25/11/2007


Barbara Keifenheim
  Os índios Kaxinawá, cuja práxis alucinógena é o ponto central deste meu estudo, pertencem à família etnolingüística dos índios Pano e vivem na região fronteiriça entre o Peru e o Brasil. Sua população é estimada em aproximadamente 4.600 pessoas (ISA 1996). Em minhas pesquisas de campo, realizadas regularmente desde 1977, concentrei-me exclusivamente nos Kaxinawá do lado peruano. Estes são descendentes de um ramo da etnia, que, no final do auge da exploração da borracha fugiram para a região da nascente do rio Curanja e evitaram qualquer contato com o mundo exterior até final dos anos 1940. Ainda que hoje tenha se completado um processo de assimilação à sociedade peruana, estes Kaxinawá aproveitam seu isolamento geográfico para viver relativamente livres de uma influência externa maciça, em comparação a outros grupos indígenas.

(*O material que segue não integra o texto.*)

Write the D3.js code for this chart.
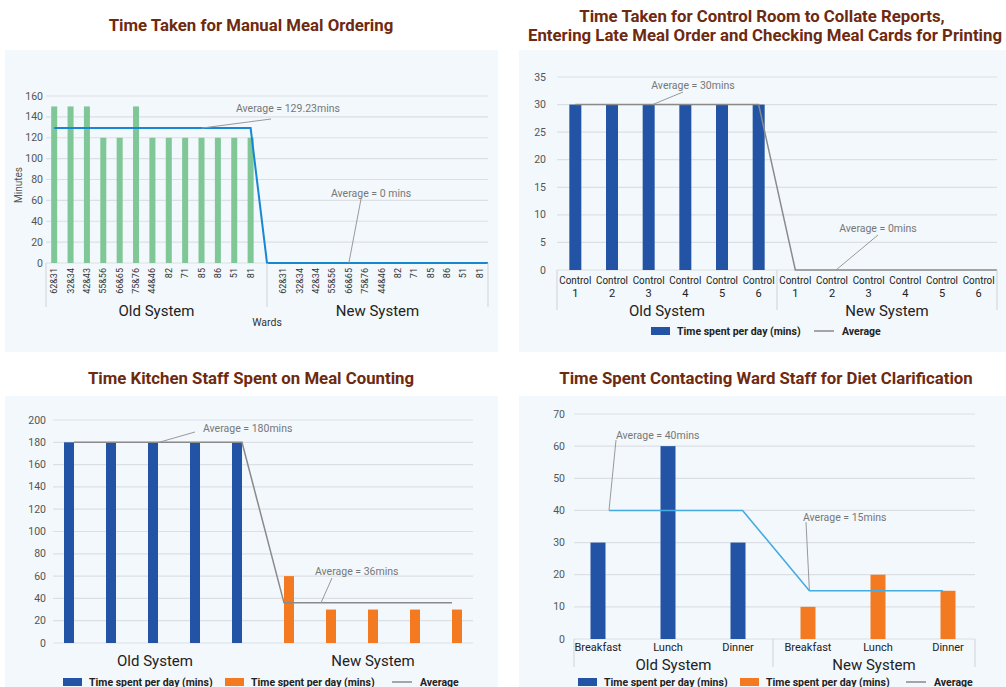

  Ao contrário do que acontece em diversos grupos indígenas amazônicos e em outros grupos Pano, entre os Kaxinawá a utilização de alucinógenos não está associada forçosamente à práxis xamãnica. Para a sua interação com os espíritos, os xamãs Kaxinawá utilizam preferencialmente o tabaco (dume). Somente em casos excepcionais, quando seus métodos não alcançam a cura almejada, é que eles bebem a droga nixe pae em sessões especiais para dialogar com os espíritos. E já que o modelo interpretativo do xamanismo não dá conta do caso Kaxinawá, aqui a questão do sentido e do significado da práxis alucinógena demanda uma outra abordagem. Nos últimos anos, minhas pesquisas evidenciaram que, para alcançar uma compreensão mais profunda deste processo, é imprescindível levar em conta os conceitos indígenas do ver e do visualizar, bem como a integração destes conceitos num complexo universo da percepção. Em outro trabalho, demonstrei detalhadamente como certos conceitos culturais específicos - como o da transformação, da ilusão da realidade externamente perceptível, da existência de múltiplas realidades, da interferência do visível e do invisível, da representação da forma como metamorfose “congelada” etc. - revelam-se como dispositivos igualmente estruturados e estruturantes, que contribuem para a construção das interpretações indígenas específicas das experiências da percepção (Keifenhelm 2000).
  Simultaneamente, comprovei, em nível praxeológico e conceitual, o significado central epistêmico atribuido pelos índios Kaxinawá aos processos de transformação visual, que São Vivenciados em sua plenitude numa experiência sinestésica. Sob a perspectiva dos Caxinawá, as experiências visuais liminares - que em geral podem ser relacionadas tanto a sonhos, delírios febris, comas e alucinações, quanto a certos modos de Contemplação de padrões ornamentais - permitem participar da metamorfose continuamente possível de formas e dimensões. Através deste processo de participação, por meio da auto-experiência sensorial-corporal, manifestam-se os princípios mitológico-cosmológicos coletivos.
  Neste artigo, vou abordar o ritual de droga nixi pae como um dos contextos privilegiados nos quais é rompida a ordem de percepção e de sentido cotidiana. O foco de minha atenção consiste basicamente nas alterações da percepção que ocorrem neste processo. Aqui, o meu interesse não é orientado por questões de caráter nem neurofisiológico, nem sensorial-científico ou perceptual-psicológico. No centro da minha análise encontram-se os discursos indígenas sobre experiências alucinógenas. Em seu fundamento, e a partir da minha observação de muitas sessões de drogas, serão analisados os processos de percepção desde as modalidades sensoriais cotidianas, até a experiência sinestésica.